Robert Klemme
12/14/2007 6:00:00 PM
On 14.12.2007 16:39, Gregory Seidman wrote:
> On Sat, Dec 15, 2007 at 12:28:51AM +0900, Jari Williamsson wrote:
>> I'm going through lots of data where the result of the current is affected
>> by the previous element. So what I would need is an
>> "each_with_previous {|current, prev|}"
>> ...to make it a bit more readable. Is there any built-in Ruby method that I
>> might have overlooked, or should I build my own?
>
> You can fake it pretty simply with inject.
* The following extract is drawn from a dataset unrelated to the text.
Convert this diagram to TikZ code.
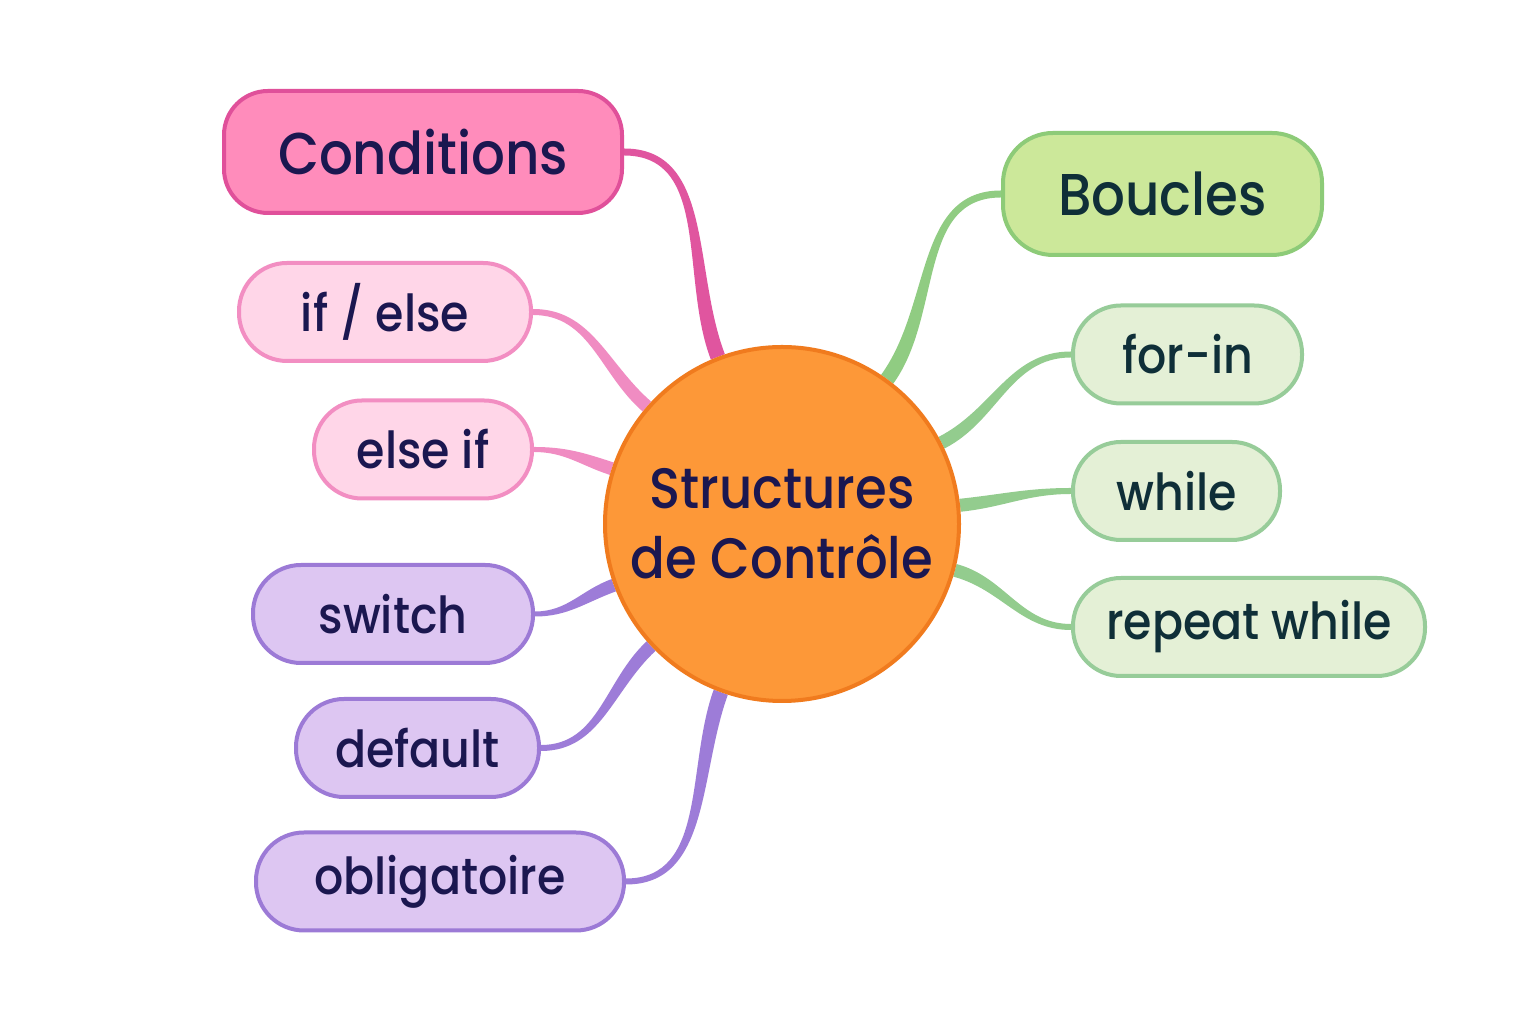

For example:
>
>>> [ 1,2,3,4,5 ].inject { |prev,cur| puts "#{prev}, #{cur}"; cur }
> 1, 2
> 2, 3
> 3, 4
> 4, 5
>
> Note that you do need the block to "return" (i.e. evaluate to) the current
> element so that it gets passed into the next iteration.
There is a subtlety: with your code there will be no previous for the
first element. Depending on what the OP needs you can as well do
irb(main):001:0> (1..5).inject(nil) {|prev,curr| p [prev,curr];curr}
[nil, 1]
[1, 2]
[2, 3]
[3, 4]
[4, 5]
=> 5
Jari, what kind of calculation do you do?